REQUIREMENT » Out of the lines below, please list those that hold the string "matplotlib".

++++++++++

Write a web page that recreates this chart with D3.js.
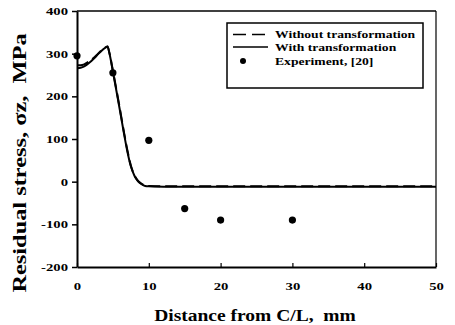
<!DOCTYPE html>
<html>
<head>
<meta charset="utf-8">
<script src="https://cdn.jsdelivr.net/npm/d3@7/dist/d3.min.js"></script>
<style>
  html, body { margin: 0; padding: 0; background: #fff; }
  svg { display: block; }
  text { font-family: "Liberation Serif", "Times New Roman", serif; font-weight: bold; fill: #000; white-space: pre; }
</style>
</head>
<body>
<svg id="chart" width="455" height="325"></svg>
<script>
// Residual stress profile across the weld centre line
const distance = [0, 0.5, 1, 1.5, 2, 2.5, 3, 3.5, 4, 4.25, 4.5, 5, 5.5, 6, 6.5, 7, 7.5, 8, 8.5, 9, 9.5, 10, 12, 20, 30, 40, 50];
const withoutTransformation = [273, 273, 275, 280, 286, 293, 301, 309, 315, 317, 303, 260, 215, 168, 120, 75, 38, 15, 2, -5, -9, -10, -11, -11, -11, -11, -11];
const withTransformation = [266, 267, 270, 276, 283, 291, 300, 308, 315, 317, 302, 258, 212, 165, 117, 72, 36, 14, 1, -6, -10, -11, -12, -12, -12, -12, -12];
const expDistance = [0, 5, 10, 15, 20, 30];
const expStress = [295, 255, 97, -63, -90, -90];
const xTicks = [0, 10, 20, 30, 40, 50];
const yTicks = [-200, -100, 0, 100, 200, 300, 400];
const legendLabels = ["Without transformation", "With transformation", "Experiment, [20]"];

const svg = d3.select("#chart");
const x = d3.scaleLinear().domain([0, 50]).range([77, 436]);
const y = d3.scaleLinear().domain([-200, 400]).range([267, 11]);
const sx = 1.4; // horizontal stretch of the bold face used for labels
const plain = d => String(d); // hyphen-minus, as printed

// frame (top and right edges)
svg.append("line").attr("x1", x(0)).attr("x2", x(50)).attr("y1", y(400)).attr("y2", y(400))
  .attr("stroke", "#000").attr("stroke-width", 1.5);
svg.append("line").attr("x1", x(50)).attr("x2", x(50)).attr("y1", y(400)).attr("y2", y(-200))
  .attr("stroke", "#000").attr("stroke-width", 1.2);

// y axis
const yAxis = svg.append("g").attr("transform", `translate(${x(0)},0)`)
  .call(d3.axisLeft(y).tickValues(yTicks).tickFormat(plain).tickSize(5).tickSizeOuter(0).tickPadding(4));
yAxis.select(".domain").attr("stroke-width", 2);
yAxis.selectAll(".tick line").attr("stroke-width", 1.5);
yAxis.selectAll(".tick text")
  .attr("font-size", 10.5).attr("x", -9 / sx)
  .attr("transform", `scale(${sx},1)`);

// x axis, ticks pointing into the plot
const xAxis = svg.append("g").attr("transform", `translate(0,${y(-200)})`)
  .call(d3.axisBottom(x).tickValues(xTicks).tickFormat(plain).tickSize(-4).tickSizeOuter(0).tickPadding(0));
xAxis.select(".domain").attr("stroke-width", 2);
xAxis.selectAll(".tick line").attr("stroke-width", 1.2);
xAxis.selectAll(".tick text")
  .attr("font-size", 10.5).attr("y", 0).attr("dy", 0)
  .attr("transform", `translate(0,23) scale(${sx},1)`);

// model curves
const line = vals => d3.line()
  .x((d, i) => x(distance[i]))
  .y(d => y(d))
  .curve(d3.curveMonotoneX)(vals);

svg.append("path").attr("d", line(withTransformation))
  .attr("fill", "none").attr("stroke", "#000").attr("stroke-width", 2);
svg.append("path").attr("d", line(withoutTransformation))
  .attr("fill", "none").attr("stroke", "#000").attr("stroke-width", 2)
  .attr("stroke-dasharray", "12,5");

// experimental points
svg.append("g").selectAll("circle").data(expStress).join("circle")
  .attr("cx", (d, i) => x(expDistance[i]))
  .attr("cy", d => y(d))
  .attr("r", 3.6)
  .attr("fill", "#000");

// legend
const lg = svg.append("g");
lg.append("rect").attr("x", 227).attr("y", 23).attr("width", 196).attr("height", 65)
  .attr("fill", "#fff").attr("stroke", "#000").attr("stroke-width", 1.5);
const rowY = [34.5, 47, 61];
lg.append("line").attr("x1", 233).attr("x2", 268).attr("y1", rowY[0]).attr("y2", rowY[0])
  .attr("stroke", "#000").attr("stroke-width", 1.6).attr("stroke-dasharray", "13,6");
lg.append("line").attr("x1", 233).attr("x2", 268).attr("y1", rowY[1]).attr("y2", rowY[1])
  .attr("stroke", "#000").attr("stroke-width", 1.6);
lg.append("circle").attr("cx", 243).attr("cy", rowY[2]).attr("r", 3).attr("fill", "#000");
legendLabels.forEach((t, i) => {
  lg.append("text")
    .attr("transform", `translate(275,${rowY[i] + 3.5}) scale(1.3,1)`)
    .attr("font-size", 10.5)
    .text(t);
});

// axis titles
svg.append("text")
  .attr("transform", `translate(255,321) scale(1.22,1)`)
  .attr("text-anchor", "middle")
  .attr("font-size", 16)
  .text("Distance from C/L,  mm");

const yt = svg.append("text")
  .attr("transform", `translate(26,163) rotate(-90) scale(1.25,1)`)
  .attr("text-anchor", "middle")
  .attr("font-size", 19.5);
yt.append("tspan").text("Residual stress, ");
yt.append("tspan").text("σ");
yt.append("tspan").text("z,  MPa");
</script>
</body>
</html>
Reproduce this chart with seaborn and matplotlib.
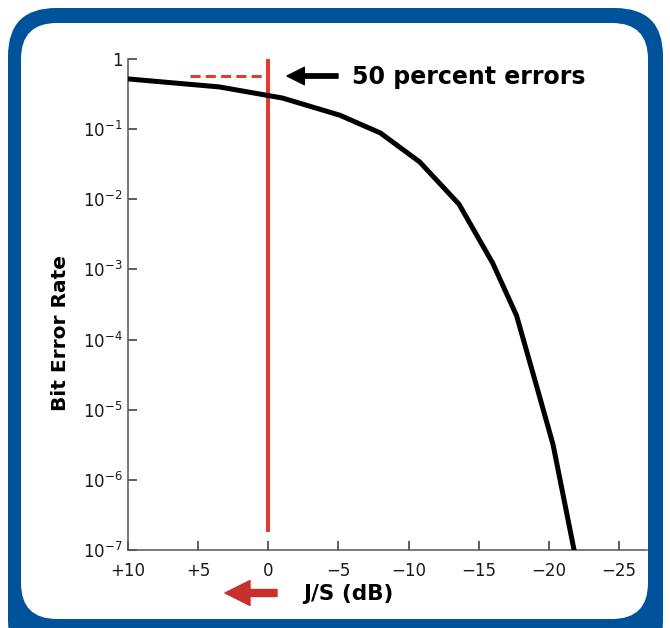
import matplotlib
matplotlib.use('Agg')
import numpy as np
import pandas as pd
import seaborn as sns
import matplotlib.pyplot as plt
from matplotlib.patches import FancyBboxPatch
from matplotlib.ticker import NullLocator, FixedLocator, FixedFormatter
from matplotlib.transforms import IdentityTransform

# ---- data ----
js_db = [10, 3.5, -1.0, -5.1, -8.0, -10.8, -13.6, -16.0, -17.7, -19.15, -20.3, -21.8]
ber = [0.52, 0.40, 0.278, 0.158, 0.088, 0.034, 0.0085, 0.00123, 2.2e-4, 2.1e-5, 3.2e-6, 1.0e-7]

x_ticks = [10, 5, 0, -5, -10, -15, -20, -25]
x_labels = ['+10', '+5', '0', '\u22125', '\u221210', '\u221215', '\u221220', '\u221225']
y_ticks = [1, 1e-1, 1e-2, 1e-3, 1e-4, 1e-5, 1e-6, 1e-7]
y_labels = ['1', r'$10^{-1}$', r'$10^{-2}$', r'$10^{-3}$', r'$10^{-4}$',
            r'$10^{-5}$', r'$10^{-6}$', r'$10^{-7}$']

threshold_db = 0
threshold_top = 1.0
threshold_bottom = 1.8e-7
half_level = 0.57
half_start_db = 5.6

RED = '#e83a2c'
DARKRED = '#c8302e'
BLUE = '#00529b'
SPINE = '#555555'

sns.set_style('white')
plt.rcParams['font.family'] = ['DejaVu Sans']
plt.rcParams['mathtext.default'] = 'regular'

W, H = 670, 628
fig = plt.figure(figsize=(W / 100, H / 100), dpi=100)
fig.patch.set_facecolor('white')

# rounded frame
outer = FancyBboxPatch((8, -40), 655, 660, boxstyle='round,pad=0,rounding_size=48',
                       transform=IdentityTransform(), facecolor=BLUE, edgecolor='none', zorder=-10)
inner = FancyBboxPatch((21, 9), 627, 596, boxstyle='round,pad=0,rounding_size=36',
                       transform=IdentityTransform(), facecolor='white', edgecolor='none', zorder=-9)
fig.patches.extend([outer, inner])

ax = fig.add_axes([128 / W, 78 / H, 519 / W, 491 / H])
ax.patch.set_alpha(0)

df = pd.DataFrame({'js': js_db, 'ber': ber})
sns.lineplot(data=df, x='js', y='ber', ax=ax, color='black', lw=3.6,
             sort=False, estimator=None, zorder=3)

ax.set_yscale('log')
ax.set_ylim(1e-7, 1)
ax.set_xlim(10, -27)

# threshold lines
ax.vlines(threshold_db, threshold_bottom, threshold_top, color=RED, lw=2.9, zorder=2)
ax.hlines(half_level, half_start_db, threshold_db, color=RED, lw=2.2,
          linestyles=(0, (3.3, 1.7)), zorder=2)

# axes styling
for s in ['top', 'right']:
    ax.spines[s].set_visible(False)
for s in ['left', 'bottom']:
    ax.spines[s].set_color(SPINE)
    ax.spines[s].set_linewidth(1.1)

ax.yaxis.set_major_locator(FixedLocator(y_ticks))
ax.yaxis.set_major_formatter(FixedFormatter(y_labels))
ax.yaxis.set_minor_locator(NullLocator())
ax.xaxis.set_major_locator(FixedLocator(x_ticks))
ax.xaxis.set_major_formatter(FixedFormatter(x_labels))
ax.tick_params(axis='both', which='major', direction='in', length=6.5, width=1.1,
               color='#333333', labelsize=12, labelcolor='#1a1a1a',
               bottom=True, left=True)
ax.tick_params(axis='y', pad=4)
ax.tick_params(axis='x', pad=9)
ax.set_xlabel('')
ax.set_ylabel('')

# labels
fig.text(61 / W, 1 - 333 / H, 'Bit Error Rate', rotation=90, ha='center', va='center',
         fontsize=14.5, fontweight='bold', color='black')
fig.text(303 / W, 1 - 594 / H, 'J/S (dB)', ha='left', va='center',
         fontsize=15.5, fontweight='bold', color='black')
fig.text(352 / W, 1 - 77 / H, '50 percent errors', ha='left', va='center',
         fontsize=17, fontweight='bold', color='black')

# arrows
ax.annotate('', xy=(287, H - 76), xycoords='figure pixels',
            xytext=(338, H - 76), textcoords='figure pixels',
            arrowprops=dict(arrowstyle='simple,head_length=1.0,head_width=1.0,tail_width=0.25',
                            mutation_scale=12.5, color='black', shrinkA=0, shrinkB=0))
ax.annotate('', xy=(225, H - 593), xycoords='figure pixels',
            xytext=(277, H - 593), textcoords='figure pixels',
            arrowprops=dict(arrowstyle='simple,head_length=1.0,head_width=1.0,tail_width=0.28',
                            mutation_scale=18, color=DARKRED, shrinkA=0, shrinkB=0),
            annotation_clip=False)

fig.savefig('out.png', dpi=100, facecolor='white')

++++++++++

THE REPLY »
Reproduce this chart with seaborn and matplotlib.
import matplotlib
matplotlib.use('Agg')
import matplotlib.pyplot as plt
from matplotlib.patches import FancyBboxPatch
from matplotlib.ticker import NullLocator, FixedLocator, FixedFormatter
from matplotlib.transforms import IdentityTransform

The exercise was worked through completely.